**Stated problem:** Pictures excluded, return the lines below from the first through the line holding "anchor=base] (custname) at".

[start Supplied data]

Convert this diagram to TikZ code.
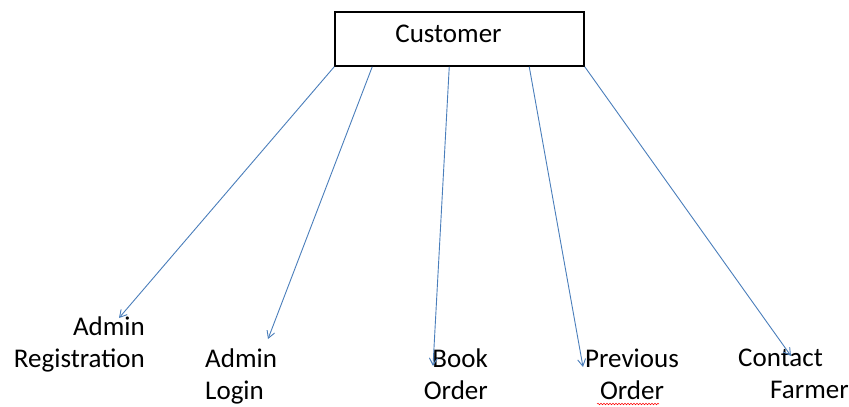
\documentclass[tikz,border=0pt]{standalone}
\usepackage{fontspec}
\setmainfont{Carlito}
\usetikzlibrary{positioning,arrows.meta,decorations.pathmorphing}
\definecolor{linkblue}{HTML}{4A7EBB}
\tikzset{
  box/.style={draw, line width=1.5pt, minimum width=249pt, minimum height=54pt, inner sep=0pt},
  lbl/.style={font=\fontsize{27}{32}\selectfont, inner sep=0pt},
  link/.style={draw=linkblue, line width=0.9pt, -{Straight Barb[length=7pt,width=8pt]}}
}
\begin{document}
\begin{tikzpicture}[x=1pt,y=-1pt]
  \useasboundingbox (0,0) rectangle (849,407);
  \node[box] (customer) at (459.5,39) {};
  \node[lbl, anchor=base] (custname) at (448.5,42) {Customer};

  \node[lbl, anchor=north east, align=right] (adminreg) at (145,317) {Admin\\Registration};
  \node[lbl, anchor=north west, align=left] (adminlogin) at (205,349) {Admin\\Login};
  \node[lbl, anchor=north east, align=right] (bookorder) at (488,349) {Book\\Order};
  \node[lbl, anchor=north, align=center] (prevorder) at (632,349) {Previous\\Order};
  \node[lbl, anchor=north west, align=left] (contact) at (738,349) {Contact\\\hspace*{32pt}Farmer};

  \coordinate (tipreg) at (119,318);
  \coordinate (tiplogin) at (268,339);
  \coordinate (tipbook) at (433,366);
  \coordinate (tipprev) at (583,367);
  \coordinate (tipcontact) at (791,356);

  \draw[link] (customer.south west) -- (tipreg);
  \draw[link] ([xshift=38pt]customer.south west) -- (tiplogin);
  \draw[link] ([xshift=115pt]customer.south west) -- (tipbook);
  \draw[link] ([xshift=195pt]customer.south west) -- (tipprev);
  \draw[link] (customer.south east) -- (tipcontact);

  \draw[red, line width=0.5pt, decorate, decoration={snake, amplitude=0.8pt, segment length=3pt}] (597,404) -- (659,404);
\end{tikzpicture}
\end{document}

[end Supplied data]

**Answer in full:**
Convert this diagram to TikZ code.
\documentclass[tikz,border=0pt]{standalone}
\usepackage{fontspec}
\setmainfont{Carlito}
\usetikzlibrary{positioning,arrows.meta,decorations.pathmorphing}
\definecolor{linkblue}{HTML}{4A7EBB}
\tikzset{
  box/.style={draw, line width=1.5pt, minimum width=249pt, minimum height=54pt, inner sep=0pt},
  lbl/.style={font=\fontsize{27}{32}\selectfont, inner sep=0pt},
  link/.style={draw=linkblue, line width=0.9pt, -{Straight Barb[length=7pt,width=8pt]}}
}
\begin{document}
\begin{tikzpicture}[x=1pt,y=-1pt]
  \useasboundingbox (0,0) rectangle (849,407);
  \node[box] (customer) at (459.5,39) {};
  \node[lbl, anchor=base] (custname) at (448.5,42) {Customer};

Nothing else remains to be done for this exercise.